During his appearance before the inquiry today Mosley also raised the issue of cost when bringing forward legal action, adding that he was told if he lost it would cost around £1 million and that even if he won "it would still cost tens of thousands of pounds".

But he said he needed to "establish very quickly that the Nazi allegation was completely untrue".

"I also felt that this was typical of some of the things they do and I was somebody who fortunately had the means and a little bit of legal knowledge ... If I don't do it I don't know who is going to. The number of people they pick on who've got the means to fight it is infinitesimally small.

"The terrible thing is unless you're very fortunate, you simply can't take things on."

Mosley, who told the inquiry he had "never" courted publicity, said since the publication of the articles he has managed to get "hundreds" of stories referring to the News of the World material removed from other websites, with litigation ongoing in "22 or 23 countries" today.

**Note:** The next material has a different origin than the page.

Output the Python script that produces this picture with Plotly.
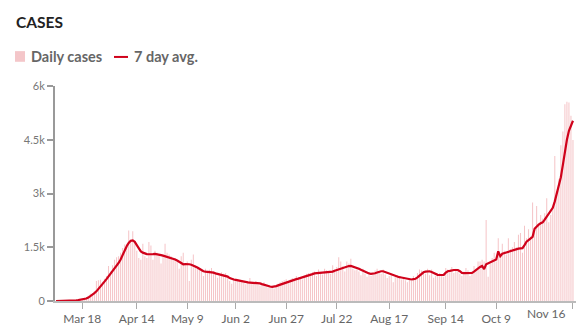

He added that the dissemination of the story online is "even more extensive" than in print and called on search engines to stop producing such material in search results.

"I'm trying to do everything I can to get material removed from the web and it's not easy, it's ongoing and very expensive," he said.

"... Google could stop this material appearing but they won't as a matter if principle. If someone were to stop the search engines producing material … the really dangerous things are the search engines."

Earlier this month Mosley won another privacy case against the News of the World in France over the publication of photographs of him with the prostitutes, given that
3,000 copies of the edition were distributed in the country.

Owner of News Group Newspapers News Corporation was fined €10,000 (£8,600) by the French court, and forced to pay £6,000 in damages to Mosley.


Mosley has also been pursuing a prior notification case in the courts for newspapers to be required to inform subjects of articles before publication, but his appeal to the Grand Chamber of the European Court of Human Rights in relation to his case was rejected in September.